_Short problem_
Transcribe all of the material exactly. Any picture in it should be left out.
==*==
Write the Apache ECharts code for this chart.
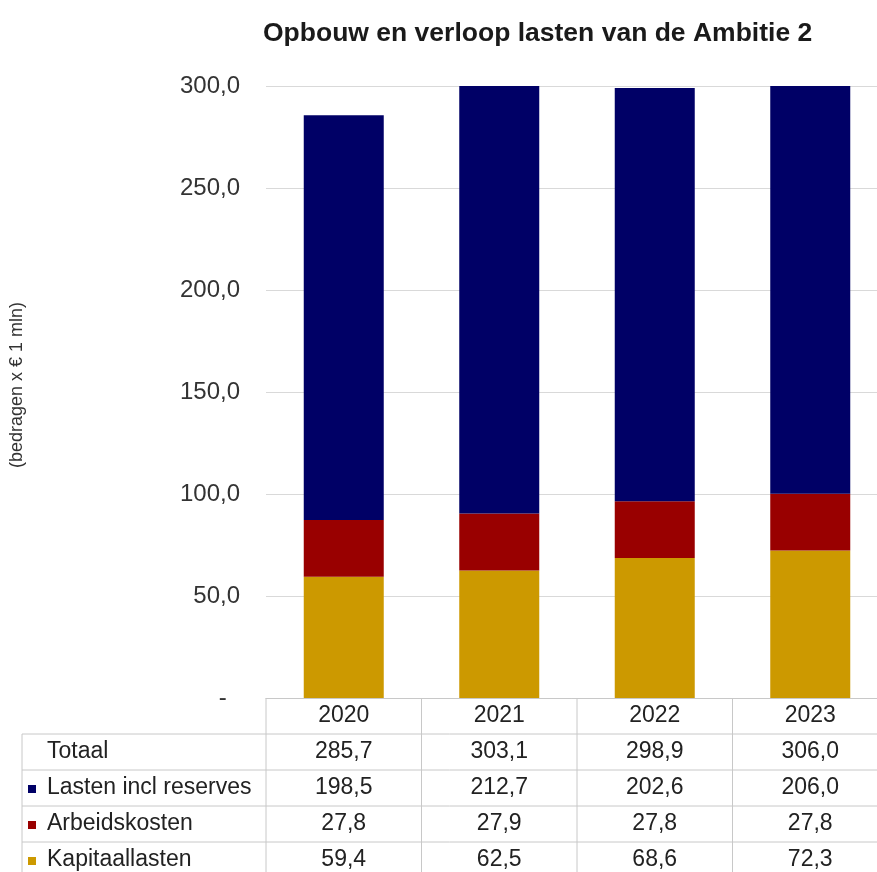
<!DOCTYPE html>
<html>
<head>
<meta charset="utf-8">
<script src="https://cdn.jsdelivr.net/npm/echarts@6/dist/echarts.min.js"></script>
<style>
html,body{margin:0;padding:0;background:#fff;}
#chart{width:877px;height:872px;}
</style>
</head>
<body>
<div id="chart"></div>
<script>
const categories = ['2020', '2021', '2022', '2023'];
const kapitaallasten = [59.4, 62.5, 68.6, 72.3];
const arbeidskosten = [27.8, 27.9, 27.8, 27.8];
const lastenInclReserves = [198.5, 212.7, 202.6, 206.0];
const totaal = [285.7, 303.1, 298.9, 306.0];
const rowLabels = ['Totaal', 'Lasten incl reserves', 'Arbeidskosten', 'Kapitaallasten'];
const titleText = 'Opbouw en verloop lasten van de Ambitie 2';
const yAxisTitle = '(bedragen x € 1 mln)';

const colors = { lasten: '#000066', arbeid: '#990000', kapitaal: '#CC9900' };
const FONT = '"Liberation Sans", Arial, sans-serif';
const GRID_LEFT = 266, GRID_TOP = 86, GRID_W = 622, GRID_H = 612;
const ROW_H = 36;
const LINE_COLOR = '#c8c8c8';

function fmt(v) { return v.toFixed(1).replace('.', ','); }

const chart = echarts.init(document.getElementById('chart'));

const rowColors = [null, colors.lasten, colors.arbeid, colors.kapitaal];
const graphics = [];
// y axis title
graphics.push({
  type: 'text', x: 17, y: 385, rotation: Math.PI / 2,
  style: { text: yAxisTitle, font: '18px ' + FONT, fill: '#333', align: 'center', verticalAlign: 'middle' }
});
// table row labels and legend keys
rowLabels.forEach(function (lab, r) {
  const cy = GRID_TOP + GRID_H + ROW_H * (r + 1) + ROW_H / 2;
  graphics.push({
    type: 'text', x: 47, y: cy,
    style: { text: lab, font: '23px ' + FONT, fill: '#222', align: 'left', verticalAlign: 'middle' }
  });
  if (rowColors[r]) {
    graphics.push({ type: 'rect', shape: { x: 28, y: cy - 3, width: 8, height: 8 }, style: { fill: rowColors[r] } });
  }
});
// table borders
const tableTop = GRID_TOP + GRID_H;
for (let r = 1; r <= 5; r++) {
  const y = tableTop + ROW_H * r;
  graphics.push({ type: 'line', shape: { x1: 22, y1: y, x2: 877, y2: y }, style: { stroke: LINE_COLOR, lineWidth: 1 } });
}
graphics.push({ type: 'line', shape: { x1: 22, y1: tableTop + ROW_H, x2: 22, y2: 872 }, style: { stroke: LINE_COLOR, lineWidth: 1 } });
for (let c = 0; c <= categories.length; c++) {
  const x = GRID_LEFT + c * GRID_W / categories.length;
  graphics.push({ type: 'line', shape: { x1: x, y1: tableTop, x2: x, y2: 872 }, style: { stroke: LINE_COLOR, lineWidth: 1 } });
}

chart.setOption({
  animation: false,
  backgroundColor: '#fff',
  title: {
    text: titleText, left: 258, top: 15,
    textStyle: { fontFamily: FONT, fontSize: 26.5, fontWeight: 'bold', color: '#1a1a1a' }
  },
  grid: { left: GRID_LEFT, top: GRID_TOP, width: GRID_W, height: GRID_H, containLabel: false, outerBoundsMode: 'none' },
  xAxis: {
    type: 'category', data: categories,
    axisLine: { show: true, lineStyle: { color: LINE_COLOR } },
    axisTick: { show: false },
    axisLabel: {
      margin: 0, fontFamily: FONT, fontSize: 23, color: '#222', lineHeight: ROW_H,
      formatter: function (val, idx) {
        return [val, fmt(totaal[idx]), fmt(lastenInclReserves[idx]), fmt(arbeidskosten[idx]), fmt(kapitaallasten[idx])].join('\n');
      }
    }
  },
  yAxis: {
    type: 'value', min: 0, max: 300, interval: 50,
    axisLine: { show: false }, axisTick: { show: false },
    splitLine: { lineStyle: { color: '#d9d9d9', width: 1 } },
    axisLabel: {
      margin: 26, fontFamily: FONT, fontSize: 24, color: '#333',
      formatter: function (v) { return v === 0 ? '-  ' : fmt(v); }
    }
  },
  graphic: graphics,
  series: [
    { name: 'Kapitaallasten', type: 'bar', stack: 'a', barWidth: 80, data: kapitaallasten, itemStyle: { color: colors.kapitaal } },
    { name: 'Arbeidskosten', type: 'bar', stack: 'a', barWidth: 80, data: arbeidskosten, itemStyle: { color: colors.arbeid } },
    { name: 'Lasten incl reserves', type: 'bar', stack: 'a', barWidth: 80, data: lastenInclReserves, itemStyle: { color: colors.lasten } }
  ]
});
</script>
</body>
</html>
==*==
_Task result_
Write the Apache ECharts code for this chart.
<!DOCTYPE html>
<html>
<head>
<meta charset="utf-8">
<script src="https://cdn.jsdelivr.net/npm/echarts@6/dist/echarts.min.js"></script>
<style>
html,body{margin:0;padding:0;background:#fff;}
#chart{width:877px;height:872px;}
</style>
</head>
<body>
<div id="chart"></div>
<script>
const categories = ['2020', '2021', '2022', '2023'];
const kapitaallasten = [59.4, 62.5, 68.6, 72.3];
const arbeidskosten = [27.8, 27.9, 27.8, 27.8];
const lastenInclReserves = [198.5, 212.7, 202.6, 206.0];
const totaal = [285.7, 303.1, 298.9, 306.0];
const rowLabels = ['Totaal', 'Lasten incl reserves', 'Arbeidskosten', 'Kapitaallasten'];
const titleText = 'Opbouw en verloop lasten van de Ambitie 2';
const yAxisTitle = '(bedragen x € 1 mln)';

const colors = { lasten: '#000066', arbeid: '#990000', kapitaal: '#CC9900' };
const FONT = '"Liberation Sans", Arial, sans-serif';
const GRID_LEFT = 266, GRID_TOP = 86, GRID_W = 622, GRID_H = 612;
const ROW_H = 36;
const LINE_COLOR = '#c8c8c8';

function fmt(v) { return v.toFixed(1).replace('.', ','); }

const chart = echarts.init(document.getElementById('chart'));

const rowColors = [null, colors.lasten, colors.arbeid, colors.kapitaal];
const graphics = [];
// y axis title
graphics.push({
  type: 'text', x: 17, y: 385, rotation: Math.PI / 2,
  style: { text: yAxisTitle, font: '18px ' + FONT, fill: '#333', align: 'center', verticalAlign: 'middle' }
});
// table row labels and legend keys
rowLabels.forEach(function (lab, r) {
  const cy = GRID_TOP + GRID_H + ROW_H * (r + 1) + ROW_H / 2;
  graphics.push({
    type: 'text', x: 47, y: cy,
    style: { text: lab, font: '23px ' + FONT, fill: '#222', align: 'left', verticalAlign: 'middle' }
  });
  if (rowColors[r]) {
    graphics.push({ type: 'rect', shape: { x: 28, y: cy - 3, width: 8, height: 8 }, style: { fill: rowColors[r] } });
  }
});
// table borders
const tableTop = GRID_TOP + GRID_H;
for (let r = 1; r <= 5; r++) {
  const y = tableTop + ROW_H * r;
  graphics.push({ type: 'line', shape: { x1: 22, y1: y, x2: 877, y2: y }, style: { stroke: LINE_COLOR, lineWidth: 1 } });
}
graphics.push({ type: 'line', shape: { x1: 22, y1: tableTop + ROW_H, x2: 22, y2: 872 }, style: { stroke: LINE_COLOR, lineWidth: 1 } });
for (let c = 0; c <= categories.length; c++) {
  const x = GRID_LEFT + c * GRID_W / categories.length;
  graphics.push({ type: 'line', shape: { x1: x, y1: tableTop, x2: x, y2: 872 }, style: { stroke: LINE_COLOR, lineWidth: 1 } });
}

chart.setOption({
  animation: false,
  backgroundColor: '#fff',
  title: {
    text: titleText, left: 258, top: 15,
    textStyle: { fontFamily: FONT, fontSize: 26.5, fontWeight: 'bold', color: '#1a1a1a' }
  },
  grid: { left: GRID_LEFT, top: GRID_TOP, width: GRID_W, height: GRID_H, containLabel: false, outerBoundsMode: 'none' },
  xAxis: {
    type: 'category', data: categories,
    axisLine: { show: true, lineStyle: { color: LINE_COLOR } },
    axisTick: { show: false },
    axisLabel: {
      margin: 0, fontFamily: FONT, fontSize: 23, color: '#222', lineHeight: ROW_H,
      formatter: function (val, idx) {
        return [val, fmt(totaal[idx]), fmt(lastenInclReserves[idx]), fmt(arbeidskosten[idx]), fmt(kapitaallasten[idx])].join('\n');
      }
    }
  },
  yAxis: {
    type: 'value', min: 0, max: 300, interval: 50,
    axisLine: { show: false }, axisTick: { show: false },
    splitLine: { lineStyle: { color: '#d9d9d9', width: 1 } },
    axisLabel: {
      margin: 26, fontFamily: FONT, fontSize: 24, color: '#333',
      formatter: function (v) { return v === 0 ? '-  ' : fmt(v); }
    }
  },
  graphic: graphics,
  series: [
    { name: 'Kapitaallasten', type: 'bar', stack: 'a', barWidth: 80, data: kapitaallasten, itemStyle: { color: colors.kapitaal } },
    { name: 'Arbeidskosten', type: 'bar', stack: 'a', barWidth: 80, data: arbeidskosten, itemStyle: { color: colors.arbeid } },
    { name: 'Lasten incl reserves', type: 'bar', stack: 'a', barWidth: 80, data: lastenInclReserves, itemStyle: { color: colors.lasten } }
  ]
});
</script>
</body>
</html>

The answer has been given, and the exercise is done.